SmugX has asked for the wisdom of the Perl Monks concerning the following question:

Hello all; I'm after some pointers:

I have a requirement to produce mail merges with data in a "hierarchical" format - e.g. printing letters to multiple customers that have ordered multiple photographs, and perhaps have ordered multiple albums that contain multiple photographs ... the result maybe something like this:

Dear Bob A, Here are details on the photos you've ordered: Picture 1 (8"x6") Picture 2 (8"x6") Picture 3 (10"x8") Prints in a 10"x8" Red Album ------------------------------- Picture 4, Picture 5, Picture 6 [repeat etc.] Yours, Bob B
My first thought was to put the data into XML, and use Template Toolkit to render the result. The problem is that the result will be paper-based, so HTML isn't an ideal output format. I see that I could go through TT, via LaTex to PDF or Postscript, but I ideally wanted to be able to hand over the letter for less techy people to amend, and LaTex didn't seem ideal for that. (The users are used to software like MS Word and Adobe Acrobat ...)

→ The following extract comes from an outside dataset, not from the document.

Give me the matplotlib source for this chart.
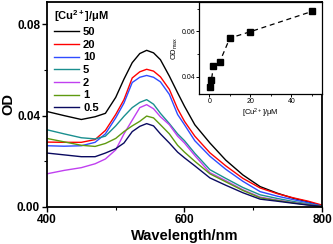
import matplotlib
matplotlib.use("Agg")
import matplotlib.pyplot as plt
from matplotlib.ticker import MultipleLocator

plt.rcParams["font.family"] = ["Liberation Sans", "DejaVu Sans"]
plt.rcParams["mathtext.default"] = "regular"

# wavelength grid (nm)
wavelength = [400, 425, 450, 470, 485, 500, 512, 524, 535, 545, 555, 565,
              578, 590, 600, 615, 637, 660, 685, 710, 735, 758, 780, 800]

od_50 = [0.0418, 0.0400, 0.0383, 0.0395, 0.0410, 0.0480, 0.0560, 0.0632,
         0.0672, 0.0686, 0.0675, 0.0645, 0.0573, 0.0500, 0.0441, 0.0360,
         0.0280, 0.0205, 0.0140, 0.0089, 0.0060, 0.0038, 0.0022, 0.0005]
od_20 = [0.0284, 0.0283, 0.0283, 0.0295, 0.0335, 0.0405, 0.0470, 0.0565,
         0.0592, 0.0603, 0.0595, 0.0570, 0.0515, 0.0430, 0.0375, 0.0310,
         0.0237, 0.0180, 0.0125, 0.0083, 0.0058, 0.0040, 0.0025, 0.0008]
od_10 = [0.0268, 0.0266, 0.0268, 0.0283, 0.0320, 0.0390, 0.0455, 0.0545,
         0.0568, 0.0576, 0.0568, 0.0548, 0.0493, 0.0405, 0.0360, 0.0290,
         0.0222, 0.0165, 0.0112, 0.0067, 0.0047, 0.0032, 0.0018, 0.0004]
od_5 = [0.0338, 0.0320, 0.0303, 0.0298, 0.0310, 0.0355, 0.0397, 0.0435,
        0.0458, 0.0470, 0.0450, 0.0410, 0.0365, 0.0320, 0.0290, 0.0235,
        0.0163, 0.0125, 0.0085, 0.0053, 0.0037, 0.0024, 0.0013, 0.0003]
od_2 = [0.0145, 0.0160, 0.0172, 0.0189, 0.0210, 0.0250, 0.0320, 0.0380,
        0.0435, 0.0448, 0.0430, 0.0395, 0.0360, 0.0310, 0.0280, 0.0225,
        0.0150, 0.0115, 0.0075, 0.0043, 0.0030, 0.0019, 0.0010, 0.0002]
od_1 = [0.0300, 0.0285, 0.0270, 0.0265, 0.0278, 0.0300, 0.0330, 0.0355,
        0.0375, 0.0398, 0.0390, 0.0360, 0.0320, 0.0270, 0.0240, 0.0200,
        0.0145, 0.0110, 0.0072, 0.0040, 0.0028, 0.0018, 0.0009, 0.0002]
od_05 = [0.0236, 0.0228, 0.0220, 0.0220, 0.0236, 0.0255, 0.0280, 0.0330,
         0.0353, 0.0365, 0.0355, 0.0320, 0.0280, 0.0240, 0.0215, 0.0180,
         0.0127, 0.0095, 0.0062, 0.0034, 0.0025, 0.0016, 0.0008, 0.0002]

series_labels = ["50", "20", "10", "5", "2", "1", "0.5"]
series_colors = ["#000000", "#ff0000", "#2f4cff", "#1a8f8f", "#c040f0", "#5f9a10", "#0a0a60"]

# inset: peak OD vs copper concentration
cu_conc = [0.5, 1, 2, 5, 10, 20, 50]
od_max = [0.0356, 0.0387, 0.0446, 0.0465, 0.0571, 0.0599, 0.0688]

fig = plt.figure(figsize=(3.33, 2.44), dpi=100)
ax = fig.add_axes([0.141, 0.152, 0.826, 0.840])

all_series = [od_50, od_20, od_10, od_5, od_2, od_1, od_05]
for vals, lab, col in zip(all_series, series_labels, series_colors):
    ax.plot(wavelength, vals, color=col, lw=1.0, label=lab)

ax.set_xlim(400, 800)
ax.set_ylim(0, 0.0898)
ax.xaxis.set_major_locator(MultipleLocator(200))
ax.xaxis.set_minor_locator(MultipleLocator(100))
ax.yaxis.set_major_locator(MultipleLocator(0.04))
ax.yaxis.set_minor_locator(MultipleLocator(0.02))
ax.yaxis.set_major_formatter(plt.FuncFormatter(lambda v, p: f"{v:.2f}"))
ax.tick_params(which="major", direction="out", length=3.5, width=1, labelsize=8.5, pad=1.5)
ax.tick_params(which="minor", direction="out", length=2, width=0.8)
for t in ax.get_xticklabels() + ax.get_yticklabels():
    t.set_fontweight("bold")
for s in ax.spines.values():
    s.set_linewidth(1.3)
ax.set_xlabel("Wavelength/nm", fontsize=10.5, fontweight="bold", labelpad=2)
ax.set_ylabel("OD", fontsize=10.5, fontweight="bold", labelpad=1)

leg = ax.legend(loc="upper left", bbox_to_anchor=(0.0, 1.0), frameon=False,
                title="[Cu$^{2+}$]/\u03bcM", prop={"size": 8, "weight": "bold"},
                handlelength=2.3, handletextpad=0.35, labelspacing=0.24,
                borderaxespad=0.4, borderpad=0.2)
leg.get_title().set_fontsize(8)
leg.get_title().set_fontweight("bold")
leg._legend_box.align = "left"

# inset
ins = fig.add_axes([0.598, 0.615, 0.369, 0.377])
ins.plot(cu_conc, od_max, color="black", ls=(0, (4, 3)), lw=0.9,
         marker="s", markersize=4, markerfacecolor="black")
ins.set_xlim(-5, 55)
ins.set_ylim(0.0325, 0.073)
ins.xaxis.set_major_locator(MultipleLocator(20))
ins.xaxis.set_minor_locator(MultipleLocator(10))
ins.yaxis.set_major_locator(MultipleLocator(0.02))
ins.yaxis.set_minor_locator(MultipleLocator(0.01))
ins.yaxis.set_major_formatter(plt.FuncFormatter(lambda v, p: f"{v:.2f}"))
ins.tick_params(which="major", direction="out", length=2, width=0.7, labelsize=5, pad=1)
ins.tick_params(which="minor", direction="out", length=1.2, width=0.6)
for s in ins.spines.values():
    s.set_linewidth(0.9)
ins.set_xlabel("[Cu$^{2+}$]/\u03bcM", fontsize=5.5, labelpad=1.5)
ins.set_ylabel("OD$_{max}$", fontsize=5.5, labelpad=1)

fig.savefig("out.png", dpi=100)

So I then wondered if I could get a PDF template knocked up, perhaps embedding Template-Toolkit code on the page, and then I could use with PDF::API2 to extract the text, parse with TT, replace the text and render a new PDF. However, extracting the text that exists in a PDF seems to be difficult - I can't find any example code anywhere.

So this is where I've got. Does anyone have any pointers to finish off any of my lines of enquiry, or alternatively any completely different solutions that may meet my needs? (I have no desperate desire to write this myself if someone's already done it for me! :))

Many thanks for any advice, Neil.

Replies are listed 'Best First'.
Re: Pointers on an XML mail merge solution?
by idsfa (Vicar) on May 12, 2004 at 15:00 UTC

    From the docs:

    use PDF::API2; $pdf = PDF::API2->open('existing.pdf'); $string = $pdf->stringify;

    Update: Original code was bad (it truncated the file). Removed rather than <strike>'d because no one had followed up yet. For posterity, I had stupidly used the new method instead of open.


    If anyone needs me I'll be in the Angry Dome.
      Thanks for this - but doesn't $pdf->stringify just return the raw PDF data, so I've still got to parse it? Apologies if I'm being dim and missing the point here.

      In other words, doesn't this code have the same effect? :

      my $string; open(PDF,"<existing.pdf"); binmode PDF; while (<PDF>) { $string .= $_; } close(PDF);

        You are quite correct. I'm going to go get coffee, as I am obviously still asleep. My googling finds this as an actually intelligent discussion. Sadly, no one appears to have picked this task up since '99.

        OTOH, PDF::Reuse seems to address exactly the issue of bulding up PDFs from a template, so you might look there. OTOOH, what's wrong with using plain text the whole way through?


        If anyone needs me I'll be in the Angry Dome.
Re: Pointers on an XML mail merge solution?
by benrwebb (Scribe) on May 12, 2004 at 15:43 UTC
    Have you considered rendering an .rtf document? You said that you wanted some of the less technical users to be able to ammend the letter/report before it was sent, this seems like the way to go. Then they could just bring it up in Word like any other document.

    If you check out CPAN, you'll find a number of modules to create them.
      Ooh! I hadn't thought of RTF. Thanks! (Scurries off to CPAN ...)